Madhubani art is also popularly known as Mithila art as it finds its origins in the village of Mithila in Bihar, India. Its roots can be traced back to the time of the Ramayana, approximately 2500 years ago. Legend has it that King Janaka, the ruler of the Mithila Kingdom in the 8th or 7th century BCE, commissioned an artist to depict the wedding of his daughter, Sita, to Prince Rama. Since then, Madhubani paintings have adorned the walls of houses in Mithila during joyous occasions. This art form has been passed down through generations, with mothers teaching their daughters the techniques and interpretations. While historically women have been the primary custodians and practitioners of this unique folk art, men have also begun to practice it in recent times to meet the growing demand.
Mithila paintings are characterized by bold line drawings filled with vibrant colours that create striking contrasts and patterns. Natural dyes and pigments are used and artists employ various tools such as twigs, brushes, fingertips, nib pens, and even matchsticks. The art form is distinguished by its captivating geometric motifs. Beyond its aesthetic appeal, Mithila art serves as a visual expression of creativity, a medium for storytelling, a means of cultural preservation, and a source of community identity. Its intricate details and symbolic representations make it a captivating subject of study for art enthusiasts, anthropologists, and scholars; offering valuable insights into the rich heritage and artistic traditions of the Mithila region.
Today, we are going to explore a beautiful book titled Waterlife, which exquisitely captures the artist’s own interpretation of the Mithila art form. It is the labor of love of talented visual artist Rambharos Jha, who has masterfully rendered images of water and marine life; including fish, crabs, and lobsters within the pages of this book. The book is structured like an artist’s journal, where aquatic motifs of the Mithila style are transformed to invoke childhood memories and lore. Silkscreen-printed by hand on handmade paper and published by Tara Books, Waterlife is a work of impeccable quality.

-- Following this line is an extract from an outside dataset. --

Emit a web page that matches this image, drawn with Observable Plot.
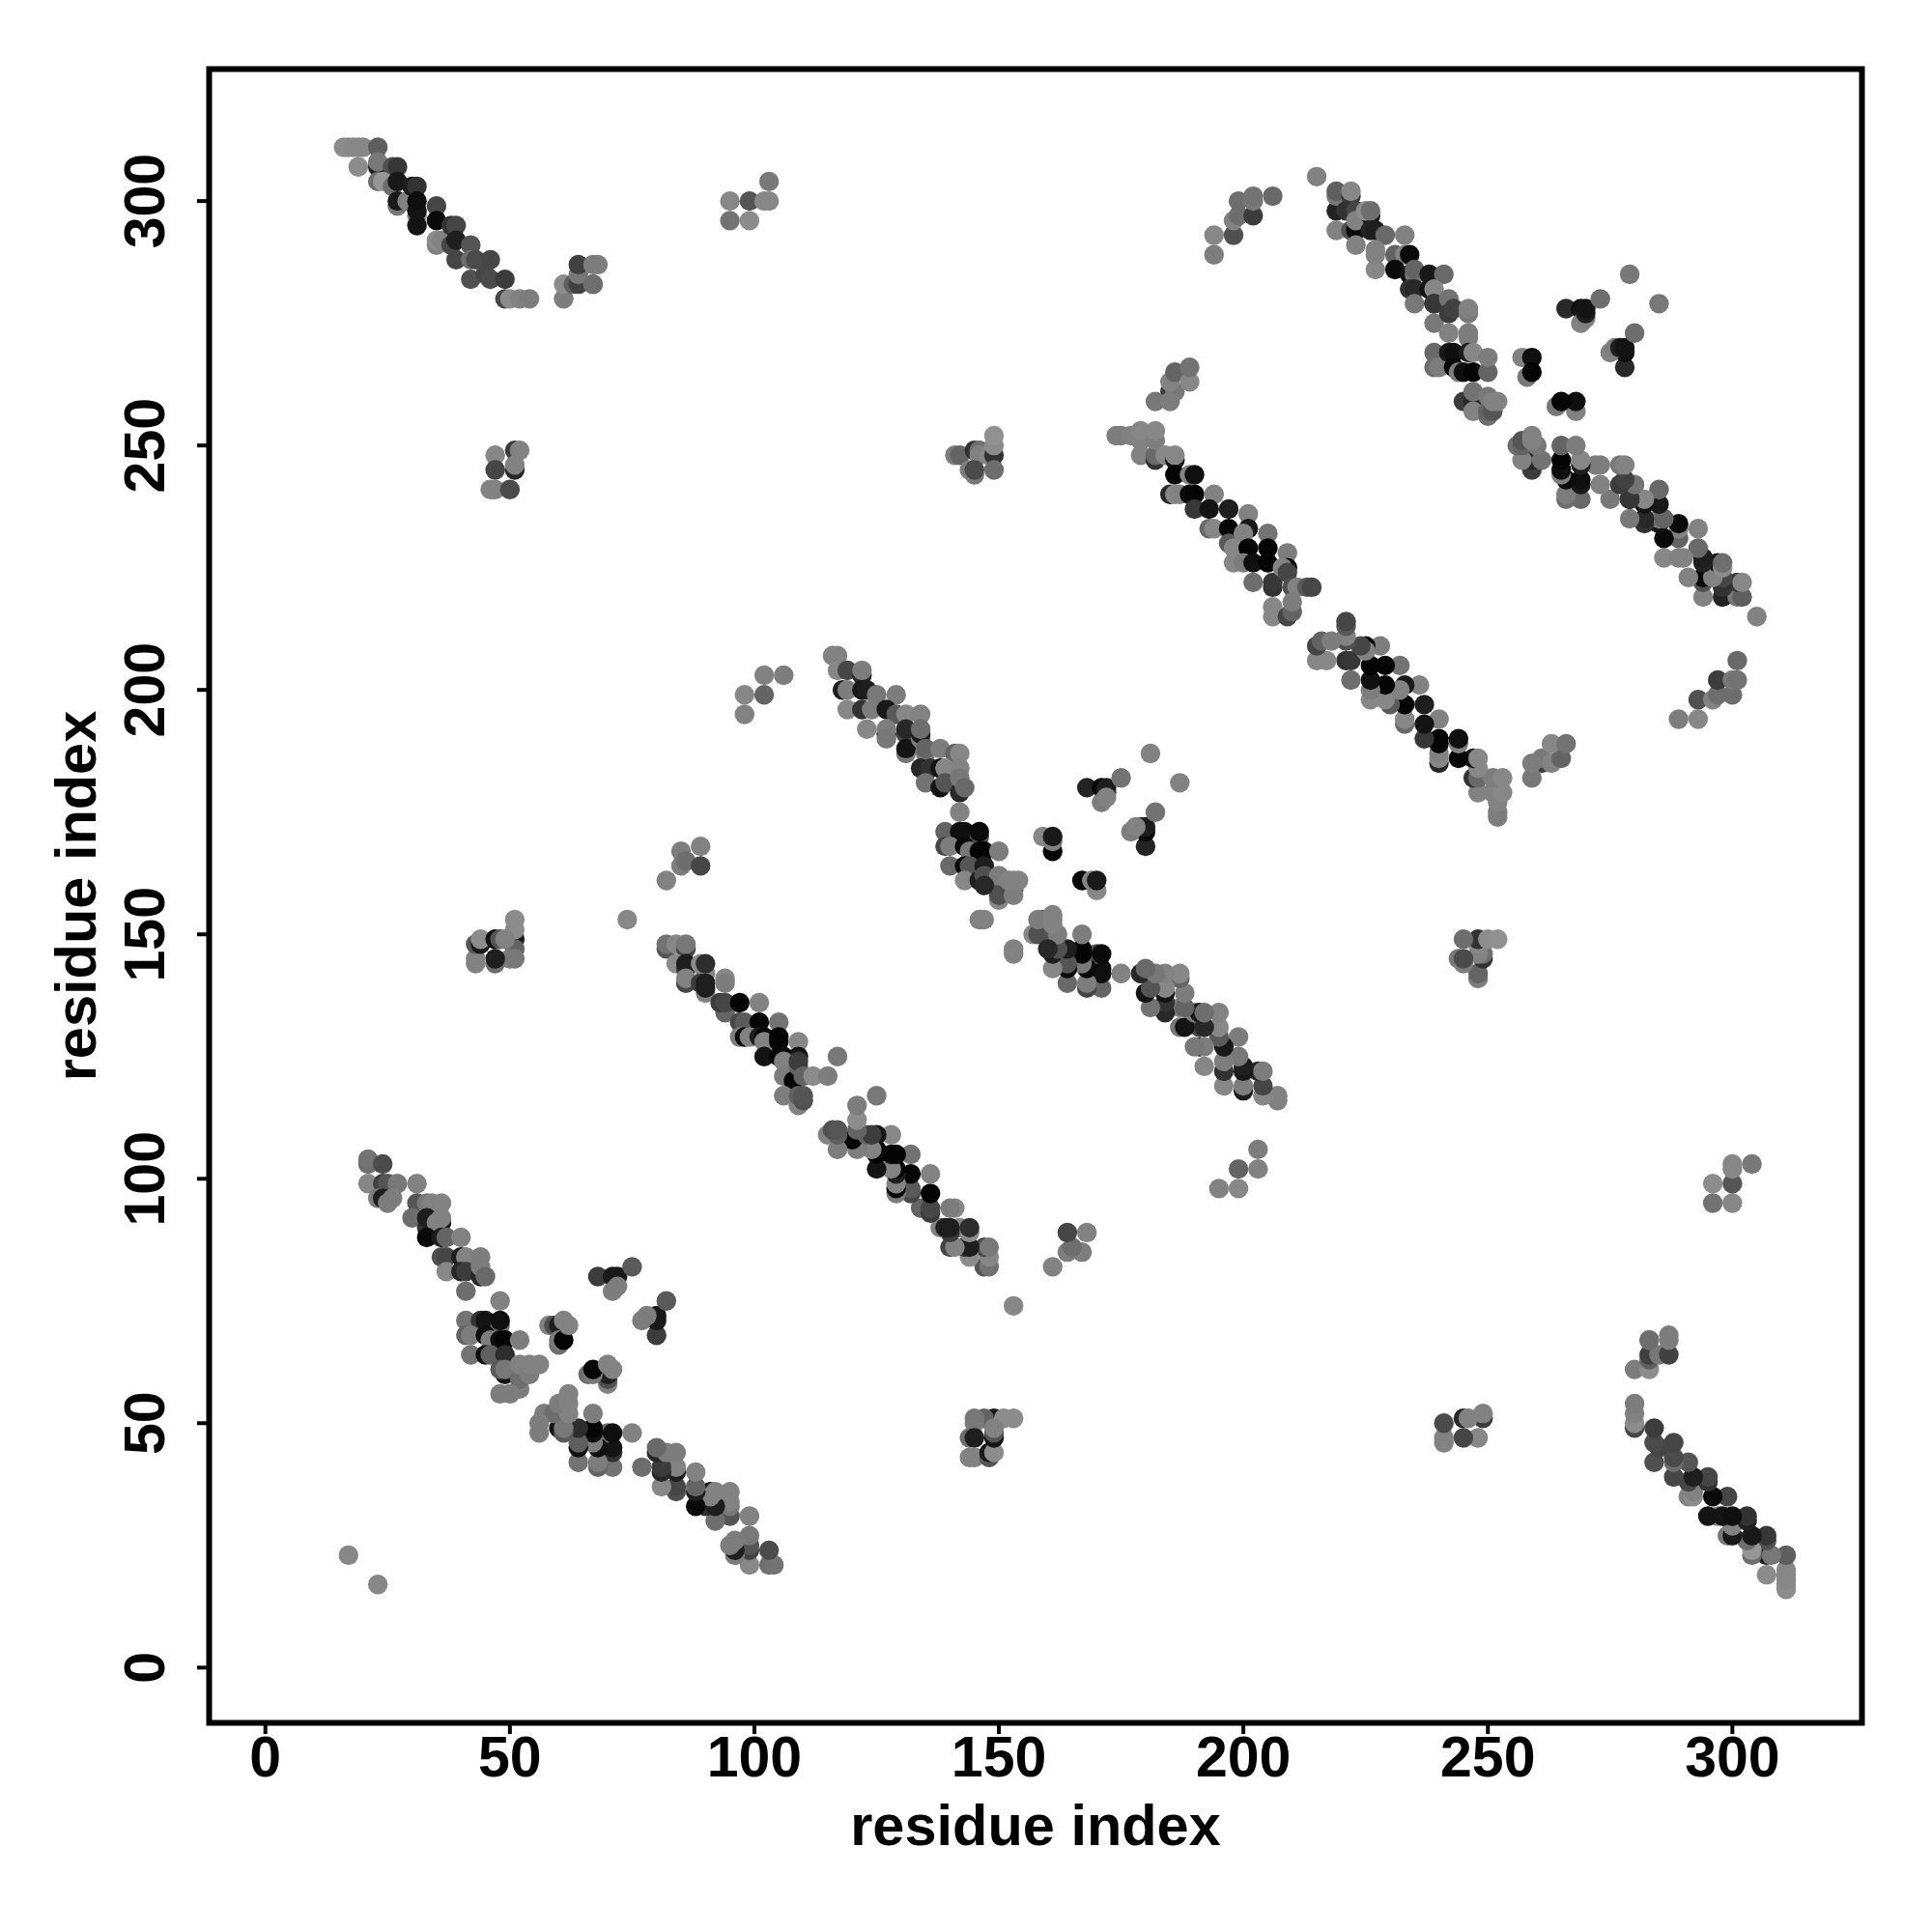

In an interview conducted by the Syracuse University College of Arts and Sciences, Jha reveals how he had an integral relationship with water since his childhood. He loved swimming in ponds and lakes. So he began thinking to himself how he could interpret his love for water bodies to create an artwork. He wanted to create capture the beauty of water through a “poem in colours”. Then the artist grappled with the notion of how to capture his idea through the Mithila folk art form and at the same time make it look contemporary. He wanted to invoke “awe” among the viewers. Jha put his ideas as paintings on the canvas but he had no idea about book-making. And so, he resorted to the expert guidance of Gita Wolf, the founder of Tara Books. The rest was history, resulting in this marvelous work of art that has sold several copies not just in India but in Japan, France, Portugal, Korea, Germany and Italy.
Check out the full interview below:
The enterprising Tara Books has recently come up with a new way of packaging Jha’s artistry. They have taken five striking portraits of underwater organisms from Rambharos Jha’s Waterlife and are selling them in the form of a specially crafted hand-made card box. Each set contains ten blank cards — two of each image — along with ten envelopes. This would make for an ideal and distinctive gift for your loved ones.
Rambharos Jha's Waterlife is his literary debut and you can tell, that like all good art, it comes from a very personal place. He is a visual alchemist at work — having combined Indian folk mythology, marine life, childhood memories and literature to create a brilliant piece of art through the Mithila lens.